People often (as in this case) use "begs the question" to mean "raises the question".

Susan Stein's picture
Susan Stein
Art Teacher grades Preschool - 8

I wish we could go back to the days when the arts were taught in school because they are valuable in and of themselves. That is how I became turned on to visual art, music and theater. Clearly, there are few schools that can operate this way today, and while I am disgusted with that fact, I am hopeful that by tying the arts to the Common Core Standards and scientific research on learning, instead of fighting the tide, that the resurgence of arts education will continue to grow.

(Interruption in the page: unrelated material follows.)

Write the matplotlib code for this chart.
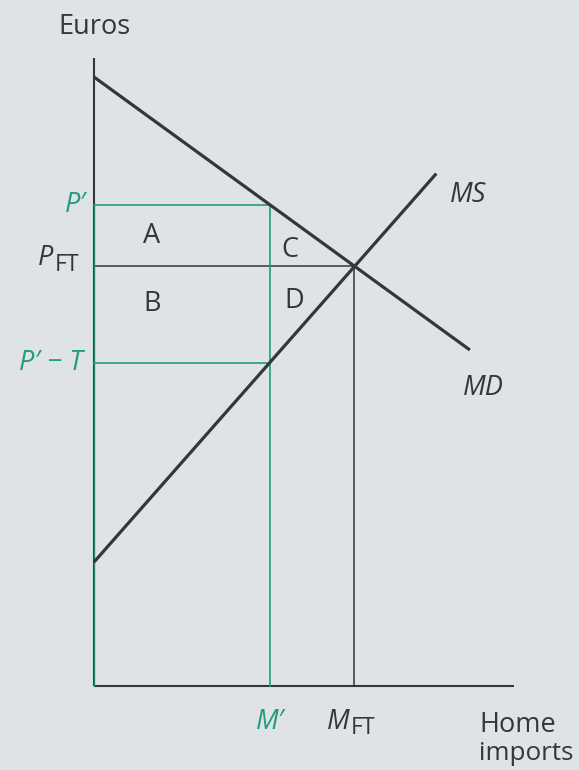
import matplotlib.pyplot as plt

# price levels (euros) and import quantities
p_prime = 11.45
p_ft = 10.0
p_prime_t = 7.7
m_prime = 4.2
m_ft = 6.2

# import demand (MD) and import supply (MS) schedules
md_x = [0.0, 8.95]
md_y = [14.5, 8.0]
ms_x = [0.0, 8.15]
ms_y = [2.95, 12.2]

x_axis_end = 10.0
y_axis_end = 14.95

bg = "#e0e3e5"
dark = "#33373d"
teal = "#1f9c82"
fs = 19.5
fam = ["Open Sans", "DejaVu Sans"]

fig = plt.figure(figsize=(5.79, 7.70), dpi=100, facecolor=bg)
ax = fig.add_axes([0, 0, 1, 1])
ax.set_facecolor(bg)

# one data unit = 42 px, origin at (94, 686) px
scale = 42.0
ax.set_xlim(-94 / scale, (579 - 94) / scale)
ax.set_ylim(-(770 - 686) / scale, 686 / scale)
ax.axis("off")


def px(x):
    return (x - 94) / scale


def py(y):
    return (686 - y) / scale


# axes
ax.plot([0, 0], [0, y_axis_end], color=dark, lw=1.5, solid_capstyle="butt")
ax.plot([0, x_axis_end], [0, 0], color=dark, lw=1.5, solid_capstyle="butt")

# free-trade price and quantity
ax.plot([0, m_ft], [p_ft, p_ft], color=dark, lw=1.1)
ax.plot([m_ft, m_ft], [0, p_ft], color=dark, lw=1.1)

# tariff-equivalent box
ax.plot([0, m_prime], [p_prime, p_prime], color=teal, lw=1.2)
ax.plot([0, m_prime], [p_prime_t, p_prime_t], color=teal, lw=1.2)
ax.plot([m_prime, m_prime], [0, p_prime], color=teal, lw=1.2)
ax.plot([0, 0], [0, p_prime], color=teal, lw=1.0, alpha=0.8)

# schedules
ax.plot(md_x, md_y, color=dark, lw=2.3, solid_capstyle="butt")
ax.plot(ms_x, ms_y, color=dark, lw=2.3, solid_capstyle="butt")

# axis titles
ax.text(px(94), py(27), "Euros", fontsize=fs, color=dark, family=fam,
        ha="center", va="center")
ax.text(px(479), py(725), "Home", fontsize=fs, color=dark, family=fam,
        ha="left", va="center")
ax.text(px(479), py(753), "imports", fontsize=fs * 0.96, color=dark,
        family=fam, ha="left", va="center")

# price labels
ax.text(px(86), p_prime, "P\u2032", fontsize=fs, color=teal, family=fam,
        style="italic", ha="right", va="center")
ax.text(px(38), py(258), "P", fontsize=fs, color=dark, family=fam,
        style="italic", ha="left", va="center")
ax.text(px(55), py(265), "FT", fontsize=fs * 0.85, color=dark, family=fam,
        ha="left", va="center")
ax.text(px(83), p_prime_t, "P\u2032 \u2212 T", fontsize=fs, color=teal,
        family=fam, style="italic", ha="right", va="center")

# quantity labels
ax.text(m_prime, py(722), "M\u2032", fontsize=fs, color=teal, family=fam,
        style="italic", ha="center", va="center")
ax.text(px(327), py(722), "M", fontsize=fs, color=dark, family=fam,
        style="italic", ha="left", va="center")
ax.text(px(351), py(728), "FT", fontsize=fs * 0.85, color=dark, family=fam,
        ha="left", va="center")

# curve labels
ax.text(px(450), py(195), "MS", fontsize=fs, color=dark, family=fam,
        style="italic", ha="left", va="center")
ax.text(px(463), py(388), "MD", fontsize=fs, color=dark, family=fam,
        style="italic", ha="left", va="center")

# area labels
ax.text(px(152), (p_prime + p_ft) / 2, "A", fontsize=fs, color=dark,
        family=fam, ha="center", va="center")
ax.text(px(152), py(304), "B", fontsize=fs, color=dark, family=fam,
        ha="center", va="center")
ax.text(px(290), py(250), "C", fontsize=fs, color=dark, family=fam,
        ha="center", va="center")
ax.text(px(294), py(301), "D", fontsize=fs, color=dark, family=fam,
        ha="center", va="center")

fig.savefig("out.png", dpi=100, facecolor=bg)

Courtney, great blog post. I would love to do what you are doing using the visual arts. I am a big believer that children should not have to feel that they have to be "good" at art in order to do it, so I create experiences that, while challenging, are enjoyable, promote creativity and learning, plus allow every child to succeed. I feel that if these kinds of arts experiences were offered in schools, then many more children would enjoy arts classes and benefit from them.

Laura Thomas's picture
Laura Thomas
Director, Antioch University New England Center for School Renewal, Author of Facilitating Authentic Learning, Director of the Antioch Critical Skills Program; Elementary Library Media Specialist

I didn't know that! Thanks for the quick education. I'd always wondered what the difference was between raising a question and begging a question!

Laura Thomas's picture
Laura Thomas
Director, Antioch University New England Center for School Renewal, Author of Facilitating Authentic Learning, Director of the Antioch Critical Skills Program; Elementary Library Media Specialist

As a former theatre teacher, I love anything that allows us to pull from different parts of our students' experiences and passion. Combining these things just makes sense. Thanks for sharing this!